» **TO BE DONE**
Reproduce the listing below character for character; drop every image.

» **COLLECTED MATERIAL**
┏━━

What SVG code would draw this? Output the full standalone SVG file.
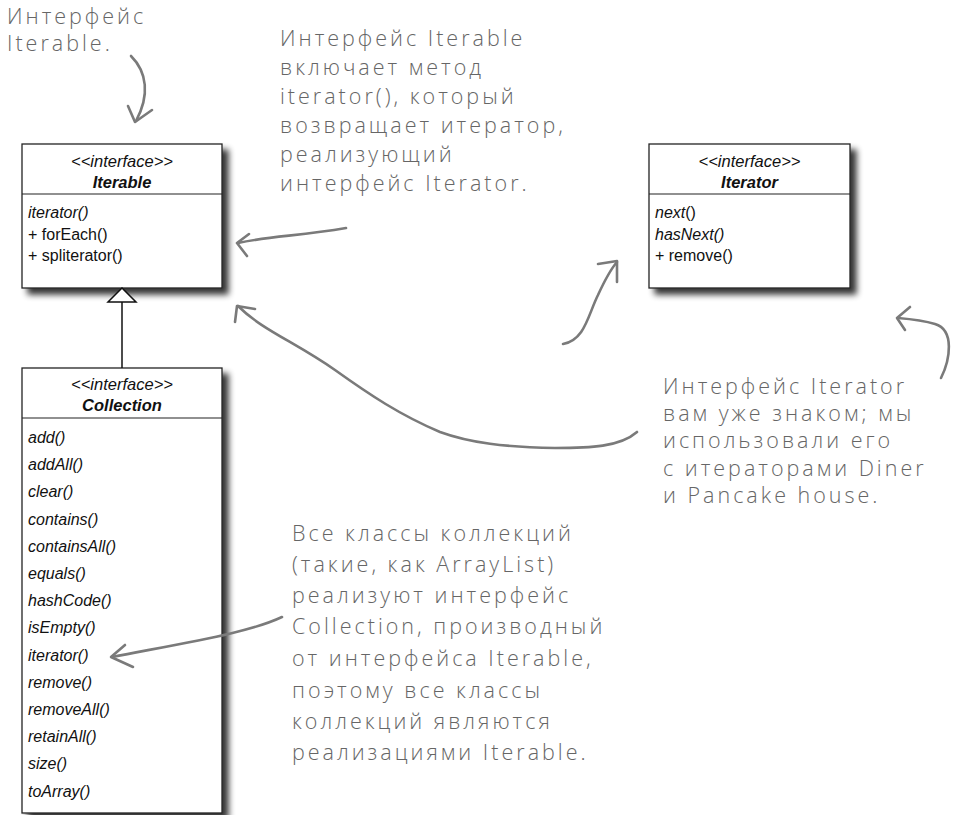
<svg xmlns="http://www.w3.org/2000/svg" width="955" height="815" viewBox="0 0 955 815">
<defs>
<filter id="sh" x="-10%" y="-10%" width="130%" height="130%">
<feGaussianBlur in="SourceAlpha" stdDeviation="3"/>
<feOffset dx="6" dy="6"/>
<feComponentTransfer><feFuncA type="linear" slope="0.8"/></feComponentTransfer>
<feMerge><feMergeNode/><feMergeNode in="SourceGraphic"/></feMerge>
</filter>
<style>
.box{fill:#fff;stroke:#222;stroke-width:1.3}
.div{stroke:#222;stroke-width:1.2}
.st{font-family:"Liberation Sans",Arial,sans-serif;font-size:16.5px;font-style:italic;fill:#111;text-anchor:middle}
.nm{font-family:"Liberation Sans",Arial,sans-serif;font-size:16.5px;font-style:italic;font-weight:bold;fill:#111;text-anchor:middle}
.m{font-family:"Liberation Sans",Arial,sans-serif;font-size:16px;fill:#111}
.mi{font-family:"Liberation Sans",Arial,sans-serif;font-size:16px;font-style:italic;fill:#111}
.up{font-style:normal}
.hw{font-family:"Open Sans","Noto Sans",sans-serif;font-size:21.5px;font-weight:300;fill:#666;letter-spacing:3px}
.ar{fill:none;stroke:#7a7a7a;stroke-width:2.6;stroke-linecap:round;stroke-linejoin:round}
.gen{fill:none;stroke:#111;stroke-width:1.5}
.tri{fill:#fff;stroke:#111;stroke-width:1.5}
</style>
</defs>
<rect width="955" height="815" fill="#fff"/>

<g id="iterable">
<rect class="box" x="22" y="144" width="200" height="144" filter="url(#sh)"/>
<line class="div" x1="22" y1="194" x2="222" y2="194"/>
<text class="st" x="122" y="167">&lt;&lt;interface&gt;&gt;</text>
<text class="nm" x="122" y="188">Iterable</text>
<text class="mi" x="28" y="218">iterator()</text>
<text class="m" x="28" y="240">+ forEach()</text>
<text class="m" x="28" y="261">+ spliterator()</text>
</g>

<g id="iterator">
<rect class="box" x="649" y="144" width="201" height="144" filter="url(#sh)"/>
<line class="div" x1="649" y1="194" x2="850" y2="194"/>
<text class="st" x="749.5" y="167">&lt;&lt;interface&gt;&gt;</text>
<text class="nm" x="749.5" y="188">Iterator</text>
<text class="mi" x="655" y="218">next<tspan class="up">()</tspan></text>
<text class="mi" x="655" y="240">hasNext()</text>
<text class="m" x="655" y="261">+ remove()</text>
</g>

<g id="collection">
<rect class="box" x="22" y="368" width="200" height="445" filter="url(#sh)"/>
<line class="div" x1="22" y1="418" x2="222" y2="418"/>
<text class="st" x="122" y="390">&lt;&lt;interface&gt;&gt;</text>
<text class="nm" x="122" y="411">Collection</text>
<text class="mi" x="28" y="443">add()</text>
<text class="mi" x="28" y="470.2">addAll()</text>
<text class="mi" x="28" y="497.4">clear()</text>
<text class="mi" x="28" y="524.6">contains()</text>
<text class="mi" x="28" y="551.8">containsAll()</text>
<text class="mi" x="28" y="579">equals()</text>
<text class="mi" x="28" y="606.2">hashCode()</text>
<text class="mi" x="28" y="633.4">isEmpty()</text>
<text class="mi" x="28" y="660.6">iterator()</text>
<text class="mi" x="28" y="687.8">remove()</text>
<text class="mi" x="28" y="715">removeAll()</text>
<text class="mi" x="28" y="742.2">retainAll()</text>
<text class="mi" x="28" y="769.4">size()</text>
<text class="mi" x="28" y="796.6">toArray()</text>
</g>

<g id="note-iterable">
<text class="hw" x="7" y="24">Интерфейс</text>
<text class="hw" x="7" y="51">Iterable.</text>
</g>

<g id="note-iterator-method">
<text class="hw" x="280" y="46">Интерфейс Iterable</text>
<text class="hw" x="280" y="75">включает метод</text>
<text class="hw" x="280" y="104">iterator(), который</text>
<text class="hw" x="280" y="133">возвращает итератор,</text>
<text class="hw" x="280" y="162">реализующий</text>
<text class="hw" x="280" y="191">интерфейс Iterator.</text>
</g>

<g id="note-iterator">
<text class="hw" x="663" y="394">Интерфейс Iterator</text>
<text class="hw" x="663" y="421">вам уже знаком; мы</text>
<text class="hw" x="663" y="448">использовали его</text>
<text class="hw" x="663" y="476">с итераторами Diner</text>
<text class="hw" x="663" y="503">и Pancake house.</text>
</g>

<g id="note-collection">
<text class="hw" x="292" y="541">Все классы коллекций</text>
<text class="hw" x="292" y="572">(такие, как ArrayList)</text>
<text class="hw" x="292" y="603">реализуют интерфейс</text>
<text class="hw" x="292" y="634">Collection, производный</text>
<text class="hw" x="292" y="666">от интерфейса Iterable,</text>
<text class="hw" x="292" y="698">поэтому все классы</text>
<text class="hw" x="292" y="729">коллекций являются</text>
<text class="hw" x="292" y="760">реализациями Iterable.</text>
</g>

<g id="connectors">
<line class="gen" x1="122" y1="302" x2="122" y2="368"/>
<path class="tri" d="M122,288 L136,302 L108,302 Z"/>
<path class="ar" d="M131,56 C147,72 150,95 136,121"/>
<path class="ar" d="M128,106 L135,122 L152,110"/>
<path class="ar" d="M346,228 C300,236 270,236 238,243"/>
<path class="ar" d="M249,234 L237,243 L247,256"/>
<path class="ar" d="M563,344 C585,340 588,315 598,295 C604,282 610,270 617,262"/>
<path class="ar" d="M598,264 L617,261 L617,282"/>
<path class="ar" d="M637,432 C620,447 590,448 555,448 C505,447 470,443 440,432 C400,415 370,395 335,370 C295,342 262,330 238,306"/>
<path class="ar" d="M255,309 L237,306 L235,322"/>
<path class="ar" d="M941,378 C950,360 955,330 935,324 C922,320 910,319 898,318"/>
<path class="ar" d="M910,307 L897,318 L905,330"/>
<path class="ar" d="M282,617 C250,632 200,640 112,657"/>
<path class="ar" d="M125,645 L111,657 L133,667"/>
</g>
</svg>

┗━━

» **ANSWER IN FULL**
What SVG code would draw this? Output the full standalone SVG file.
<svg xmlns="http://www.w3.org/2000/svg" width="955" height="815" viewBox="0 0 955 815">
<defs>
<filter id="sh" x="-10%" y="-10%" width="130%" height="130%">
<feGaussianBlur in="SourceAlpha" stdDeviation="3"/>
<feOffset dx="6" dy="6"/>
<feComponentTransfer><feFuncA type="linear" slope="0.8"/></feComponentTransfer>
<feMerge><feMergeNode/><feMergeNode in="SourceGraphic"/></feMerge>
</filter>
<style>
.box{fill:#fff;stroke:#222;stroke-width:1.3}
.div{stroke:#222;stroke-width:1.2}
.st{font-family:"Liberation Sans",Arial,sans-serif;font-size:16.5px;font-style:italic;fill:#111;text-anchor:middle}
.nm{font-family:"Liberation Sans",Arial,sans-serif;font-size:16.5px;font-style:italic;font-weight:bold;fill:#111;text-anchor:middle}
.m{font-family:"Liberation Sans",Arial,sans-serif;font-size:16px;fill:#111}
.mi{font-family:"Liberation Sans",Arial,sans-serif;font-size:16px;font-style:italic;fill:#111}
.up{font-style:normal}
.hw{font-family:"Open Sans","Noto Sans",sans-serif;font-size:21.5px;font-weight:300;fill:#666;letter-spacing:3px}
.ar{fill:none;stroke:#7a7a7a;stroke-width:2.6;stroke-linecap:round;stroke-linejoin:round}
.gen{fill:none;stroke:#111;stroke-width:1.5}
.tri{fill:#fff;stroke:#111;stroke-width:1.5}
</style>
</defs>
<rect width="955" height="815" fill="#fff"/>

<g id="iterable">
<rect class="box" x="22" y="144" width="200" height="144" filter="url(#sh)"/>
<line class="div" x1="22" y1="194" x2="222" y2="194"/>
<text class="st" x="122" y="167">&lt;&lt;interface&gt;&gt;</text>
<text class="nm" x="122" y="188">Iterable</text>
<text class="mi" x="28" y="218">iterator()</text>
<text class="m" x="28" y="240">+ forEach()</text>
<text class="m" x="28" y="261">+ spliterator()</text>
</g>

<g id="iterator">
<rect class="box" x="649" y="144" width="201" height="144" filter="url(#sh)"/>
<line class="div" x1="649" y1="194" x2="850" y2="194"/>
<text class="st" x="749.5" y="167">&lt;&lt;interface&gt;&gt;</text>
<text class="nm" x="749.5" y="188">Iterator</text>
<text class="mi" x="655" y="218">next<tspan class="up">()</tspan></text>
<text class="mi" x="655" y="240">hasNext()</text>
<text class="m" x="655" y="261">+ remove()</text>
</g>

<g id="collection">
<rect class="box" x="22" y="368" width="200" height="445" filter="url(#sh)"/>
<line class="div" x1="22" y1="418" x2="222" y2="418"/>
<text class="st" x="122" y="390">&lt;&lt;interface&gt;&gt;</text>
<text class="nm" x="122" y="411">Collection</text>
<text class="mi" x="28" y="443">add()</text>
<text class="mi" x="28" y="470.2">addAll()</text>
<text class="mi" x="28" y="497.4">clear()</text>
<text class="mi" x="28" y="524.6">contains()</text>
<text class="mi" x="28" y="551.8">containsAll()</text>
<text class="mi" x="28" y="579">equals()</text>
<text class="mi" x="28" y="606.2">hashCode()</text>
<text class="mi" x="28" y="633.4">isEmpty()</text>
<text class="mi" x="28" y="660.6">iterator()</text>
<text class="mi" x="28" y="687.8">remove()</text>
<text class="mi" x="28" y="715">removeAll()</text>
<text class="mi" x="28" y="742.2">retainAll()</text>
<text class="mi" x="28" y="769.4">size()</text>
<text class="mi" x="28" y="796.6">toArray()</text>
</g>

<g id="note-iterable">
<text class="hw" x="7" y="24">Интерфейс</text>
<text class="hw" x="7" y="51">Iterable.</text>
</g>

<g id="note-iterator-method">
<text class="hw" x="280" y="46">Интерфейс Iterable</text>
<text class="hw" x="280" y="75">включает метод</text>
<text class="hw" x="280" y="104">iterator(), который</text>
<text class="hw" x="280" y="133">возвращает итератор,</text>
<text class="hw" x="280" y="162">реализующий</text>
<text class="hw" x="280" y="191">интерфейс Iterator.</text>
</g>

<g id="note-iterator">
<text class="hw" x="663" y="394">Интерфейс Iterator</text>
<text class="hw" x="663" y="421">вам уже знаком; мы</text>
<text class="hw" x="663" y="448">использовали его</text>
<text class="hw" x="663" y="476">с итераторами Diner</text>
<text class="hw" x="663" y="503">и Pancake house.</text>
</g>

<g id="note-collection">
<text class="hw" x="292" y="541">Все классы коллекций</text>
<text class="hw" x="292" y="572">(такие, как ArrayList)</text>
<text class="hw" x="292" y="603">реализуют интерфейс</text>
<text class="hw" x="292" y="634">Collection, производный</text>
<text class="hw" x="292" y="666">от интерфейса Iterable,</text>
<text class="hw" x="292" y="698">поэтому все классы</text>
<text class="hw" x="292" y="729">коллекций являются</text>
<text class="hw" x="292" y="760">реализациями Iterable.</text>
</g>

<g id="connectors">
<line class="gen" x1="122" y1="302" x2="122" y2="368"/>
<path class="tri" d="M122,288 L136,302 L108,302 Z"/>
<path class="ar" d="M131,56 C147,72 150,95 136,121"/>
<path class="ar" d="M128,106 L135,122 L152,110"/>
<path class="ar" d="M346,228 C300,236 270,236 238,243"/>
<path class="ar" d="M249,234 L237,243 L247,256"/>
<path class="ar" d="M563,344 C585,340 588,315 598,295 C604,282 610,270 617,262"/>
<path class="ar" d="M598,264 L617,261 L617,282"/>
<path class="ar" d="M637,432 C620,447 590,448 555,448 C505,447 470,443 440,432 C400,415 370,395 335,370 C295,342 262,330 238,306"/>
<path class="ar" d="M255,309 L237,306 L235,322"/>
<path class="ar" d="M941,378 C950,360 955,330 935,324 C922,320 910,319 898,318"/>
<path class="ar" d="M910,307 L897,318 L905,330"/>
<path class="ar" d="M282,617 C250,632 200,640 112,657"/>
<path class="ar" d="M125,645 L111,657 L133,667"/>
</g>
</svg>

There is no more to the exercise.